• Exercise directions
Scan the records below for the word "this" and give only the number of lines that hold it.

Records with drawing code
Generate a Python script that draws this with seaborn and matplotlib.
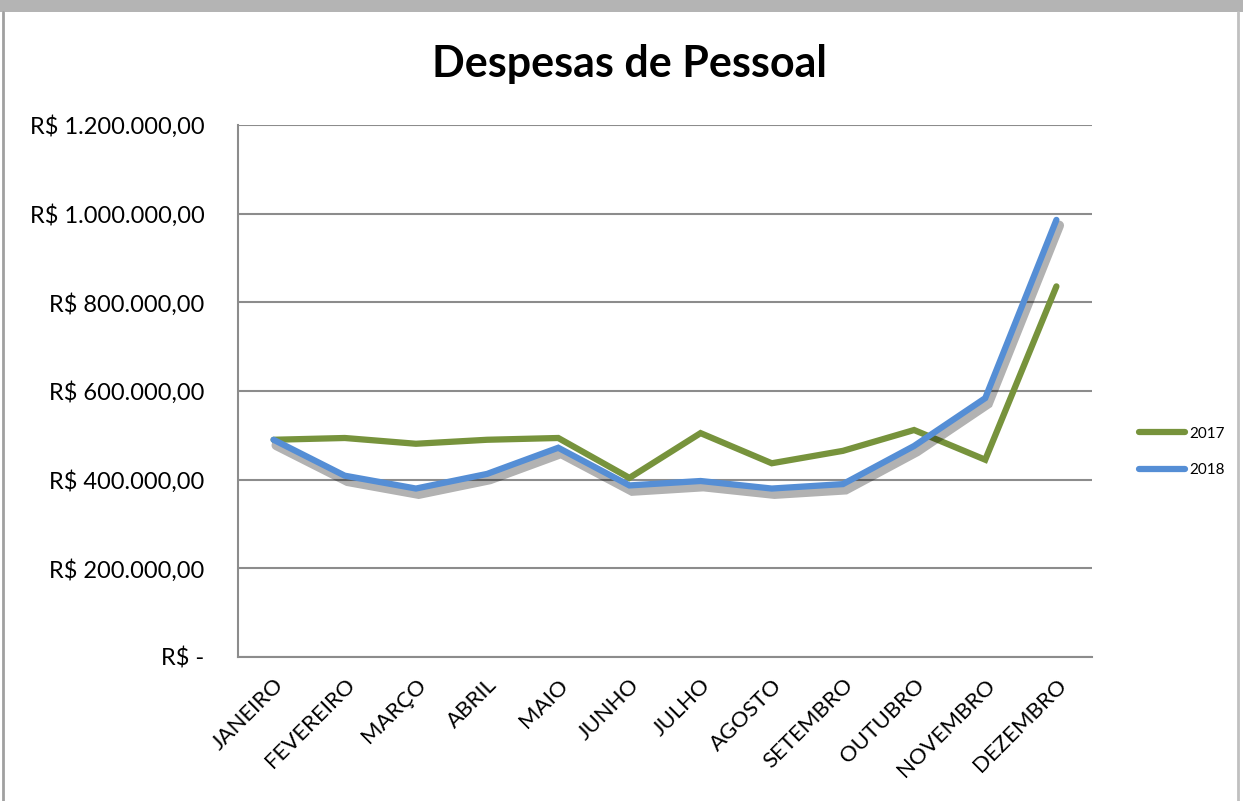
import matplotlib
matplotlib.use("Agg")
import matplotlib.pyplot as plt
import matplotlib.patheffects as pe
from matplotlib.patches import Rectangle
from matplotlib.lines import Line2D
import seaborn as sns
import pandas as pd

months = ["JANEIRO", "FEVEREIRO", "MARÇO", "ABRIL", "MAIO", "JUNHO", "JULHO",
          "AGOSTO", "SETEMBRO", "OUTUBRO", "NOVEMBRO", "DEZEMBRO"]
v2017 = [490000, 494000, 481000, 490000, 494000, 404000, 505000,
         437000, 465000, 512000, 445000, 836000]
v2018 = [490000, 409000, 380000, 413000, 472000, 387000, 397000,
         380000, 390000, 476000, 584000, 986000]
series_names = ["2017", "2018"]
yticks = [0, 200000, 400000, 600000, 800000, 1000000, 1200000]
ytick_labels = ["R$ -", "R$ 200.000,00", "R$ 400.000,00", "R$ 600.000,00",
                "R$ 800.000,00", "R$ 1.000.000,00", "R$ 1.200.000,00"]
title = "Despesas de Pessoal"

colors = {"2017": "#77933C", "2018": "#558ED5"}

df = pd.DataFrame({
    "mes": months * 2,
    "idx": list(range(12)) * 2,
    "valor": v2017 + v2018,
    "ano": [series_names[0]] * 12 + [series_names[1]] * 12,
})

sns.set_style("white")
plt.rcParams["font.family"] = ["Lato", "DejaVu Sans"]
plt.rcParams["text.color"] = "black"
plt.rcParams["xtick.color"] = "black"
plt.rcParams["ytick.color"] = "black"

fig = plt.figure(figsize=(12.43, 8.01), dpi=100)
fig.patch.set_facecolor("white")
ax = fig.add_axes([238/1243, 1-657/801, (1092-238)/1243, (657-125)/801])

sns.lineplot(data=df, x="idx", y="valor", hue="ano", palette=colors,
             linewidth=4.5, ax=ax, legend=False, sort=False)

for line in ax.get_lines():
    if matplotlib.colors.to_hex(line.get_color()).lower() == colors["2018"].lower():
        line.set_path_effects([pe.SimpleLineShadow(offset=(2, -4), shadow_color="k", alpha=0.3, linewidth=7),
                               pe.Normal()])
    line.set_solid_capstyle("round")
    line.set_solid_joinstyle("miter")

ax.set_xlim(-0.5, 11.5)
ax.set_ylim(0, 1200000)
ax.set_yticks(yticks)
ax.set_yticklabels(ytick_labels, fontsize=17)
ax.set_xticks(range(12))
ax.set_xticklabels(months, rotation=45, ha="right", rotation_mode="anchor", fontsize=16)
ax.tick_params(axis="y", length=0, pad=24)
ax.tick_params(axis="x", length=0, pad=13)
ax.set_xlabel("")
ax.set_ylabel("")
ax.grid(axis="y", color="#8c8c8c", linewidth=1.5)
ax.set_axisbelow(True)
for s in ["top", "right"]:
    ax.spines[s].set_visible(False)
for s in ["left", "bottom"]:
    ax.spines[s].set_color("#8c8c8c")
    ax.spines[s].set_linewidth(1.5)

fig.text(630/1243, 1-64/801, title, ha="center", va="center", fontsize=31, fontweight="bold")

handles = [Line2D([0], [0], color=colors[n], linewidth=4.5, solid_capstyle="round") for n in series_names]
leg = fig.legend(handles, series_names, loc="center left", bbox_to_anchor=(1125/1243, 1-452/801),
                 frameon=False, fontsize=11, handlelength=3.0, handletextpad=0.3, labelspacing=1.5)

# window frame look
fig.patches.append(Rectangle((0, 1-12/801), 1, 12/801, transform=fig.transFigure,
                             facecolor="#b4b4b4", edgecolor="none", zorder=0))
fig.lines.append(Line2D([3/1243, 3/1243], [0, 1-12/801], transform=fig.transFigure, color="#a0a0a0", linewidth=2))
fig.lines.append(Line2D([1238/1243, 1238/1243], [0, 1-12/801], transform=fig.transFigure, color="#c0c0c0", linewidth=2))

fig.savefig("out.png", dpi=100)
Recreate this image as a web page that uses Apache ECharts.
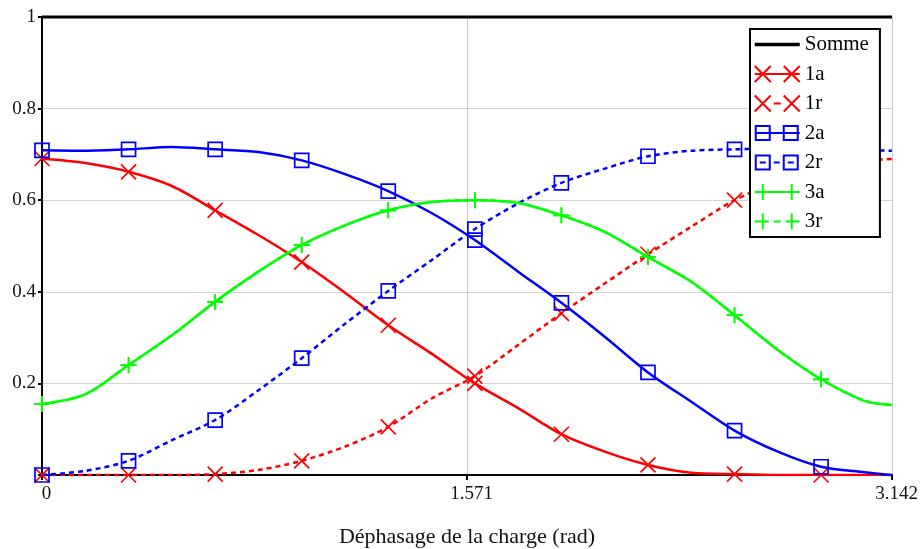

• The answer
2